Subdued inflation suggests that average earnings growth will determine next year’s rise in the state pension, according to AJ Bell.

By Patrick Sanders,

Reporter, Trustnet

With average earning growth figures for July set to be published next week, all eyes will be on how these figures will shape next year’s state pension.

Under the terms of the current triple lock pledge, the state pension will rise in line with whatever is highest: inflation, average earning growth or 2.5%.

Following a subdued period for inflation in 2024, retirees will be keen to see if the 4.5% earnings growth between April and June is repeated.

Tom Selby, director of public policy at AJ Bell, said: “If average earnings grow by 4.5% in July, as they did in June, retirees in receipt of the full new state pension will be in line for a state pension boost worth over £500 next year.”

Indeed, such a growth would result in the full ‘new’ state pension for April 2025 rising to £231.15 per week or £12,020 per year, up from the current £221.20 per week (£11,502 per year).

For those who retired before April 2016, the ‘old’ state pension will increase to £177.15 per week or £9,212 per year, up from £169.50 per week (£8,814 per year).

“With inflation expected to remain subdued, this will represent a genuine real-terms increase in the value of the state pension for millions of retirees,” Selby added.
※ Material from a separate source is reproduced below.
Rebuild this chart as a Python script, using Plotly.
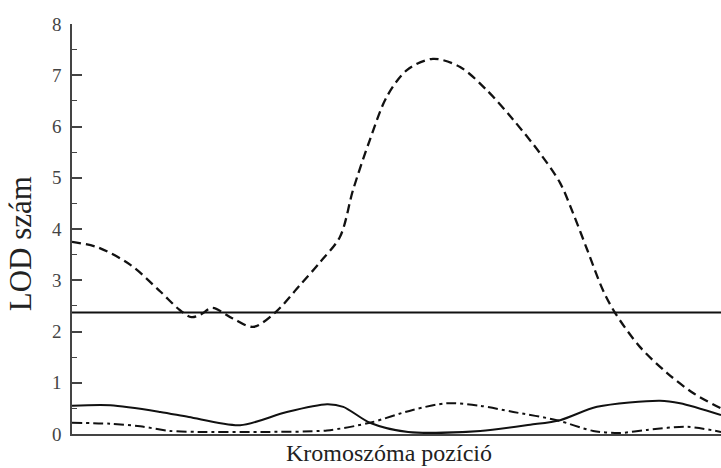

This serves as a silver lining following Rachel Reeves' decision to scale back the Winter Fuel Payment later this year, expected to cost pensioners over £300.

While predictions of a rise in state pensions is reassuring, Selby noted that at some point the government will be forced to reconsider the sustainability of the current approach to the triple lock.

Indeed, if the personal allowance of £12,570 remains frozen, the state pension will soon outpace the allowance, leaving many pensioners potentially subject to income tax.   

Selby said: “At some point, the government will need to address the unanswered question of what exactly the policy, which randomly increases the value of the state pension in real terms depending on the economic environment, is attempting to achieve.”

“In short: how much should the state pension be worth and when should people receive it?”